Halo Legends is an animated treat for players interested in the narrative side of the franchise. It also introduces anime fans to first-person shooter games. The short films delve deeper into the Halo universe, giving fans more fleshed out and exciting character backstories than the videogame cutscenes. The various subtle changes from the games make the film an interesting watch; fans will love pointing out the differences. It’s a great way to pass time while waiting for the next game to drop.
Humanity is on the brink of extinction following the appearance of human-eating creatures called “Aragami.” What’s worse, conventional weapons don’t work against them, so they’re free to roam the planet and destroy everything in their path.
Luckily, there are special humans known as “God Eaters” who can fight these creatures.
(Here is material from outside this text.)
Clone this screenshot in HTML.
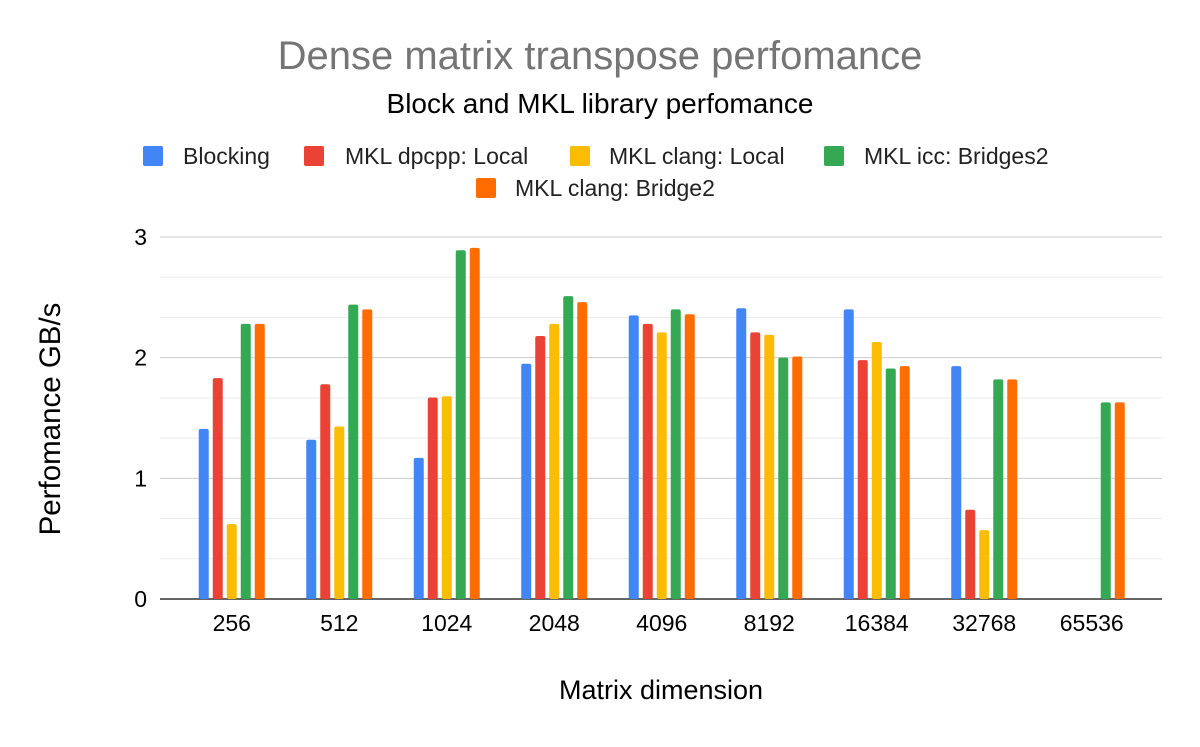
<!DOCTYPE html>
<html><head><meta charset="utf-8"><style>
body{margin:0;background:#fff;font-family:"Liberation Sans",Arial,sans-serif}
</style></head><body>
<svg id="chart" width="1200" height="742" xmlns="http://www.w3.org/2000/svg">
<rect width="1200" height="742" fill="#fff"/>
<text x="600" y="69" text-anchor="middle" font-size="40" fill="#757575">Dense matrix transpose perfomance</text>
<text x="600" y="113" text-anchor="middle" font-size="28" fill="#000">Block and MKL library perfomance</text>
<g id="grid"></g><g id="bars"></g><g id="axes"></g><g id="legend"></g>
<text x="661" y="699" text-anchor="middle" font-size="27" fill="#000">Matrix dimension</text>
<text transform="translate(60,419) rotate(-90)" text-anchor="middle" font-size="29.5" fill="#000">Perfomance GB/s</text>
</svg>
<script>
const categories=["256","512","1024","2048","4096","8192","16384","32768","65536"];
const seriesNames=["Blocking","MKL dpcpp: Local","MKL clang: Local","MKL icc: Bridges2","MKL clang: Bridge2"];
const blocking=[1.41,1.32,1.17,1.95,2.35,2.41,2.40,1.93,null];
const dpcppLocal=[1.83,1.78,1.67,2.18,2.28,2.21,1.98,0.74,null];
const clangLocal=[0.62,1.43,1.68,2.28,2.21,2.19,2.13,0.57,null];
const iccBridges2=[2.28,2.44,2.89,2.51,2.40,2.00,1.91,1.82,1.63];
const clangBridge2=[2.28,2.40,2.91,2.46,2.36,2.01,1.93,1.82,1.63];
const yTicks=[0,1,2,3];
const colors=["#4285f4","#ea4335","#fbbc04","#34a853","#ff6d01"];
const series=[blocking,dpcppLocal,clangLocal,iccBridges2,clangBridge2];
const NS="http://www.w3.org/2000/svg";
const y0=599,y3=237,left=160,right=1162;
const yS=v=>y0-(v/3)*(y0-y3);
const bandL=178,band=107.5;
const xC=i=>bandL+band*(i+0.5);
function mk(t,a,p){const e=document.createElementNS(NS,t);for(const k in a)e.setAttribute(k,a[k]);p.appendChild(e);return e;}
const grid=document.getElementById('grid');
for(let k=1;k<=9;k++){if(k%3===0)continue;const l=mk('line',{x1:left,x2:right,y1:yS(k/3),y2:yS(k/3),stroke:'#ebebeb','stroke-width':1},grid);

}
yTicks.forEach(v=>{const l=mk('line',{x1:left,x2:right,y1:yS(v),y2:yS(v),stroke:v===0?'#333':'#ccc','stroke-width':v===0?1.5:1},grid);


const t=mk('text',{x:147,y:yS(v)+8,'text-anchor':'end','font-size':23,fill:'#000'},document.getElementById('axes'));t.textContent=v;

});
const bars=document.getElementById('bars');
categories.forEach((c,i)=>{
 series.forEach((s,j)=>{const v=s[i];if(v==null)return;
  const x=xC(i)+(j-2)*14-5;
  const r=mk('rect',{x:x,y:yS(v),width:10,height:y0-yS(v),fill:colors[j],rx:2},bars);
  
  });
 const t=mk('text',{x:xC(i),y:631,'text-anchor':'middle','font-size':23,fill:'#000'},document.getElementById('axes'));t.textContent=c;
 
 
});
const leg=document.getElementById('legend');
const lp=[[143,183,156],[304,345,156],[570,609,156],[824,864,156],[476,515,188]];
seriesNames.forEach((n,j)=>{const [sx,tx,cy]=lp[j];
 const r=mk('rect',{x:sx,y:cy-10,width:20,height:20,fill:colors[j],rx:2},leg);
 
 
 const t=mk('text',{x:tx,y:cy+8,'font-size':23,fill:'#222'},leg);t.textContent=n;
 
 });
</script>
</body></html>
Thanks to the Oracle cells the God Eaters possess, they’re able to wield the only weapon that can kill the Aragami — the God Arc. The anime follows God Eater Lenka Utsugi, whose God Arc takes on the form of a blade and a gun, in her battle again the deadly creatures.
The post-apocalyptic anime God Eater is based on the 2010 video game of the same name — although a few events in the anime differ from the source material. Studio Ufotable (behind the Fate series and Garden of Sinners movies) manages to effortlessly capture the game’s dark environment, feeling of despair, and bloodshed.